Stored items from a collection:

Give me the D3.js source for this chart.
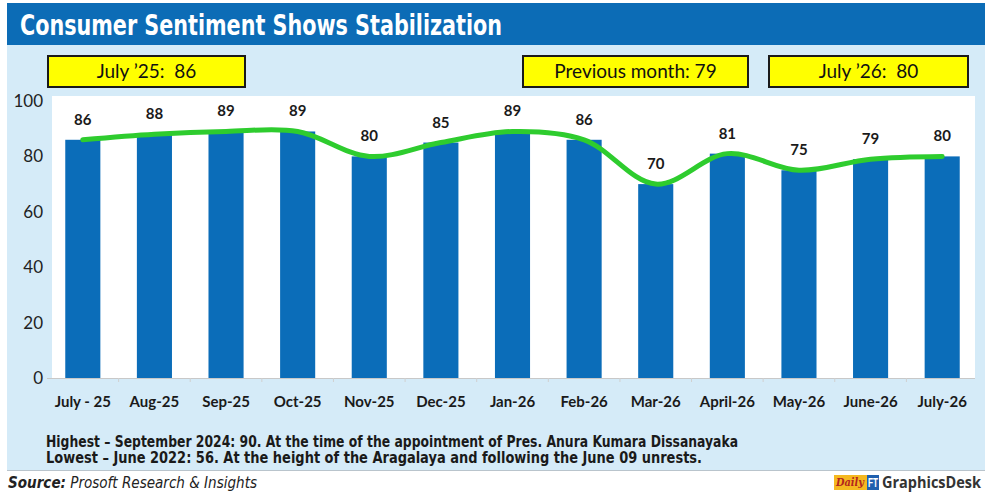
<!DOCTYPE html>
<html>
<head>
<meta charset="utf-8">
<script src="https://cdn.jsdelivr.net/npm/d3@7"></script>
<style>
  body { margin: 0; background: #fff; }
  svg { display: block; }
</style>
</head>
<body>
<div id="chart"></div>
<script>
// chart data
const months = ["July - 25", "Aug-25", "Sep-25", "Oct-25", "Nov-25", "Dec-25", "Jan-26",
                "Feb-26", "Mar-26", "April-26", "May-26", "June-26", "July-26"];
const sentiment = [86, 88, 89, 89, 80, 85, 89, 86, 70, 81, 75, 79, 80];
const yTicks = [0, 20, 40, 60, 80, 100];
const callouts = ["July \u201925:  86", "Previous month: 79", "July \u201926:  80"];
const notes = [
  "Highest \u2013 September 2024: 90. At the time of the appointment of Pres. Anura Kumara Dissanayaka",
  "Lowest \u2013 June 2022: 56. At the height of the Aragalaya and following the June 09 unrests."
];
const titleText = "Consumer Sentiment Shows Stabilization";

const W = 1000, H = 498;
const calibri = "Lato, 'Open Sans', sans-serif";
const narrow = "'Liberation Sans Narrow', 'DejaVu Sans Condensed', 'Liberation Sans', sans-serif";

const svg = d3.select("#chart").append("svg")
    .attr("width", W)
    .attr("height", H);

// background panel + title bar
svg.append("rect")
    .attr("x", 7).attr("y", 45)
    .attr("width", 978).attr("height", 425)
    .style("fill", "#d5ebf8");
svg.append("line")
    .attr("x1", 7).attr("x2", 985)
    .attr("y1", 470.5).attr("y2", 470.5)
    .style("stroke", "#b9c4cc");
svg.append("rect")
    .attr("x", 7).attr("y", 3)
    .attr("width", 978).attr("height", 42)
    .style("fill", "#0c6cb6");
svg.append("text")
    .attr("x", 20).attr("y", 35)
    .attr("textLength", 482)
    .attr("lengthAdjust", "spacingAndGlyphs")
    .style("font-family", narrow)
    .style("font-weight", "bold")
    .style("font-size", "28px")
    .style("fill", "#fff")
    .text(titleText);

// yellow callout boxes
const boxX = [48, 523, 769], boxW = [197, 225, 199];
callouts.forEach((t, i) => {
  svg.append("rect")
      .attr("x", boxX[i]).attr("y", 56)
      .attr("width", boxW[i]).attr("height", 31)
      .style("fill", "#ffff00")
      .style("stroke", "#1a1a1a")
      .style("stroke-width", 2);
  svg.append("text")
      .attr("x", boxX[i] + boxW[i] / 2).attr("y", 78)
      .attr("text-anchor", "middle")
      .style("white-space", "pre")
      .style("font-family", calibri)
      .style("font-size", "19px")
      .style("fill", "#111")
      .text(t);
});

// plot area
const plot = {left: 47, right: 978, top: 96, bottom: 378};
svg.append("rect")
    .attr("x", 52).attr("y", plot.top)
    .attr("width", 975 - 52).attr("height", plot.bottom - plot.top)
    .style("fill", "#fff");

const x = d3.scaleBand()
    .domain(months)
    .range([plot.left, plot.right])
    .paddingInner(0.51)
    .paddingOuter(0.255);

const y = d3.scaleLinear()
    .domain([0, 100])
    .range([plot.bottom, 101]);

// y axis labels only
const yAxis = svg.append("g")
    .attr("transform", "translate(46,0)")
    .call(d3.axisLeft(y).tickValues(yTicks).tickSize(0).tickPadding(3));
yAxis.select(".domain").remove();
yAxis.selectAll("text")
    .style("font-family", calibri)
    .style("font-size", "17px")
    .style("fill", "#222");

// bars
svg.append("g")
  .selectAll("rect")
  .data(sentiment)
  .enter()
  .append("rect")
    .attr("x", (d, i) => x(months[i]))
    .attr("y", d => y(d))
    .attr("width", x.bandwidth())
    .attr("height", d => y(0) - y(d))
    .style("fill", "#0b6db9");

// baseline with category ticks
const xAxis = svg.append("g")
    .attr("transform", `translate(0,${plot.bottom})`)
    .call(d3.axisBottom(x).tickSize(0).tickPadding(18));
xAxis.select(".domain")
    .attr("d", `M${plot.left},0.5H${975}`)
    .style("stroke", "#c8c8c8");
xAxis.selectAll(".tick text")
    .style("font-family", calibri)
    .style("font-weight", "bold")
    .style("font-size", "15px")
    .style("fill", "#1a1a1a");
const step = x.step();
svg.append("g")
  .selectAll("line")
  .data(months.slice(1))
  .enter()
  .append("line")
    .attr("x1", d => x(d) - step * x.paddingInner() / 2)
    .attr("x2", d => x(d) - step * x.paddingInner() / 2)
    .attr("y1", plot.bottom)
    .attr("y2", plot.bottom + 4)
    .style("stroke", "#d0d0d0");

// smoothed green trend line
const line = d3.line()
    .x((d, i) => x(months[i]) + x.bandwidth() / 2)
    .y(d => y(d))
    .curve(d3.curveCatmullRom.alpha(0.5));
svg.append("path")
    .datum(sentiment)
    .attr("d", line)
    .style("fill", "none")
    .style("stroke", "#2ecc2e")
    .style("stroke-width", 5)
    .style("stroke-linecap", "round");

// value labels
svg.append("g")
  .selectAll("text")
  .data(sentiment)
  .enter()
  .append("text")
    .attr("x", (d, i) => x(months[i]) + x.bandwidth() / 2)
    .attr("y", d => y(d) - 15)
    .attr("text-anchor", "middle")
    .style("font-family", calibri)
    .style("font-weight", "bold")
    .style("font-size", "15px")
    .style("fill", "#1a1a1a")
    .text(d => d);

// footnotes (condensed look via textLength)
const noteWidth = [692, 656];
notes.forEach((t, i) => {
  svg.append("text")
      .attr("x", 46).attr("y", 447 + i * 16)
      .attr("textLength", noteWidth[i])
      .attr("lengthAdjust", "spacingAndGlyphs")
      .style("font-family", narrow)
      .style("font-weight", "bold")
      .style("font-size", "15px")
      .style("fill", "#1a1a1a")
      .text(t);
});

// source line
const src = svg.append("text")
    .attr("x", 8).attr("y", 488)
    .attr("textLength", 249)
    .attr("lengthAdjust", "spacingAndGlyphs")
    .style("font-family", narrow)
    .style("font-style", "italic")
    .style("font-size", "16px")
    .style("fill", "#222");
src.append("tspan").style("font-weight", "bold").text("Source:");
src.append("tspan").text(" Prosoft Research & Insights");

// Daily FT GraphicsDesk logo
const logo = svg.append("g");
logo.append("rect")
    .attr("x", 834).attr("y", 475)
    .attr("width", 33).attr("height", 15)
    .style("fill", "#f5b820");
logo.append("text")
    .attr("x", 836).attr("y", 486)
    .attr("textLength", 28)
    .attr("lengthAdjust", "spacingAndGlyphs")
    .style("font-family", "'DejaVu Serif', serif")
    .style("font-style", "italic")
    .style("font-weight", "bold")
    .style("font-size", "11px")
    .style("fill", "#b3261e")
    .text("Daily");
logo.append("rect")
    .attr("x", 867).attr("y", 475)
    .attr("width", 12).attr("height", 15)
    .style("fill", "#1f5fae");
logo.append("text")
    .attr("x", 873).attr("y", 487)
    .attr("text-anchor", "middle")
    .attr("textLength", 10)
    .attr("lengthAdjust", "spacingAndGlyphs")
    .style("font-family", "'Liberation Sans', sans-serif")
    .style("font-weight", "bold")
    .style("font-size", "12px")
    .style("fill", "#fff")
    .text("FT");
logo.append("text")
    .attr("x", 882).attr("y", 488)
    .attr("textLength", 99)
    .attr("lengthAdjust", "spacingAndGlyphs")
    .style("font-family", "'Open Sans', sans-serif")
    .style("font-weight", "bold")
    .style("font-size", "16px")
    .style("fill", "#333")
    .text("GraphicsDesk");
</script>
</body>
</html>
---
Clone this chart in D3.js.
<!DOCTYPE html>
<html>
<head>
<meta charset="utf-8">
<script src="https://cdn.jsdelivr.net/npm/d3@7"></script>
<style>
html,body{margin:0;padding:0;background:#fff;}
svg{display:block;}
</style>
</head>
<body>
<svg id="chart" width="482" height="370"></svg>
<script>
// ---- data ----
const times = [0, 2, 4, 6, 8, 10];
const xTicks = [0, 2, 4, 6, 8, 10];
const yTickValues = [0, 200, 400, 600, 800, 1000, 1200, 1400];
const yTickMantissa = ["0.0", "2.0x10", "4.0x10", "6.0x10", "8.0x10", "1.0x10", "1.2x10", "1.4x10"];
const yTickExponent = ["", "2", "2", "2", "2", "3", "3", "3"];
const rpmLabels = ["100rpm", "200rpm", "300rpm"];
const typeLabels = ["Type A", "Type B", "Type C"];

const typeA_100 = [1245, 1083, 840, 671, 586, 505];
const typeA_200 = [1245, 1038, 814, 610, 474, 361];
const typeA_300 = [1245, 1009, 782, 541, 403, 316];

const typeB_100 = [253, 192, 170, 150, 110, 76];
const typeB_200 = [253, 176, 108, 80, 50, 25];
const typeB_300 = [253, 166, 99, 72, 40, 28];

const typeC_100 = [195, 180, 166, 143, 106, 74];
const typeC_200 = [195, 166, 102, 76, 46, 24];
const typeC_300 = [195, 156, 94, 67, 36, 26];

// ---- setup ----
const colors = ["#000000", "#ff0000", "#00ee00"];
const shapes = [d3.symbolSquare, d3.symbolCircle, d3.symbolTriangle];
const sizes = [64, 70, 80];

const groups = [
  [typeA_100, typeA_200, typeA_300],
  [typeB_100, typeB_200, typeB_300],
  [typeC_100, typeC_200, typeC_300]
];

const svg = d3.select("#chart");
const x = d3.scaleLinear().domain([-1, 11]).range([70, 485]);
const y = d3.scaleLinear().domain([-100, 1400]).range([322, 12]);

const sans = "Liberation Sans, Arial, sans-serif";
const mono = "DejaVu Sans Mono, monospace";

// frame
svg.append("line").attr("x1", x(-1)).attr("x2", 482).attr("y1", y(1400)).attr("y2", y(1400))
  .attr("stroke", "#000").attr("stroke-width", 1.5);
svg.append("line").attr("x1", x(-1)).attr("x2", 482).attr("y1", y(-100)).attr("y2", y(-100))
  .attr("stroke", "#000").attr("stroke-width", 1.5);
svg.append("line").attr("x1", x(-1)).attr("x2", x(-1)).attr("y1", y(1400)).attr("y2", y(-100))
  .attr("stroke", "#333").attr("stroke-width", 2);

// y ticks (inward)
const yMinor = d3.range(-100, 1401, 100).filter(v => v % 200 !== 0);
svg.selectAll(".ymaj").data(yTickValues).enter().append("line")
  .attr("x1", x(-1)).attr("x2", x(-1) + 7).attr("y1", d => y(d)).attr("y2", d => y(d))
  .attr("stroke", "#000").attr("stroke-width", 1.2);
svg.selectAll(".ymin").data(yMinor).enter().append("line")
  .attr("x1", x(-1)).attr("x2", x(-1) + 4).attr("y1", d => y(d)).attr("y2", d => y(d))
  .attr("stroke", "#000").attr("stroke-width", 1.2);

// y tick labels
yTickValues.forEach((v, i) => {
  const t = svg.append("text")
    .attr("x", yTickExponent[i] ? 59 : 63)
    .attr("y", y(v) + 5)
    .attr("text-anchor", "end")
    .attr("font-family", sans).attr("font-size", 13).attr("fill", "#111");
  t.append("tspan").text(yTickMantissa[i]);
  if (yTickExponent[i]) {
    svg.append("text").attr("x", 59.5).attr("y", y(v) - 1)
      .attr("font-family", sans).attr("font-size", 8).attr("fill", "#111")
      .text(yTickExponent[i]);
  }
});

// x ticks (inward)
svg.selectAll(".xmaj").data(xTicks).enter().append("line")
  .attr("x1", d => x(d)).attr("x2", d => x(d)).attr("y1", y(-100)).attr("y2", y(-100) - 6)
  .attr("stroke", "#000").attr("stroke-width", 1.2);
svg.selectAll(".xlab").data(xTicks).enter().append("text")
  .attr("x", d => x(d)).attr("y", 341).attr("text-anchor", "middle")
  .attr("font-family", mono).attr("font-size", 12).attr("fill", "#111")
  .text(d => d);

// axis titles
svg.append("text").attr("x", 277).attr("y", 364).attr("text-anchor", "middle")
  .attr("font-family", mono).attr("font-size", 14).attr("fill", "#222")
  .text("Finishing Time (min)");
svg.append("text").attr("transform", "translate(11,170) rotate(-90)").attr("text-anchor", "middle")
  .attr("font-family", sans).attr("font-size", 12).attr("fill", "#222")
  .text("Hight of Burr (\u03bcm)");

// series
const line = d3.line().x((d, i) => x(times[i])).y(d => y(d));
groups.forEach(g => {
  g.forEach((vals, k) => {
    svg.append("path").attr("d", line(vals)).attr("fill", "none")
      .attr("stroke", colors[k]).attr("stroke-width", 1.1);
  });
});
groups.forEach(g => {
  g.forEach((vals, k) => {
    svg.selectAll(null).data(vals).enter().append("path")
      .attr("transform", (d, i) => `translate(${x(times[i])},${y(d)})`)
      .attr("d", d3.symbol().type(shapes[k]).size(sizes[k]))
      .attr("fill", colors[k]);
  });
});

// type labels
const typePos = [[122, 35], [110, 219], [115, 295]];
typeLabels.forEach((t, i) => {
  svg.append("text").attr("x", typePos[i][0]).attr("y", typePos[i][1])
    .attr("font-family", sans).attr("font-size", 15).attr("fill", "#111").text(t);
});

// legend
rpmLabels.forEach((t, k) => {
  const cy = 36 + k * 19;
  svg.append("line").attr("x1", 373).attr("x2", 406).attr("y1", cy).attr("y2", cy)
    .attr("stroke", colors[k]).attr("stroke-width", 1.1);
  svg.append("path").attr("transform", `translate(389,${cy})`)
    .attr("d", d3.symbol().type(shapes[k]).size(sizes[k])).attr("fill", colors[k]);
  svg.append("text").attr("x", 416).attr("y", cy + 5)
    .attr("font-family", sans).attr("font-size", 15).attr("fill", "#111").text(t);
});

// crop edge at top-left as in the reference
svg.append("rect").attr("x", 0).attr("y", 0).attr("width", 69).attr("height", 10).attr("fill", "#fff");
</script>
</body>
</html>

* _What you have to do_
Write out every line of the preceding listing that contains "chart".

* _Completed task_
Give me the D3.js source for this chart.
<div id="chart"></div>
// chart data
const svg = d3.select("#chart").append("svg")
Clone this chart in D3.js.
<svg id="chart" width="482" height="370"></svg>
const svg = d3.select("#chart");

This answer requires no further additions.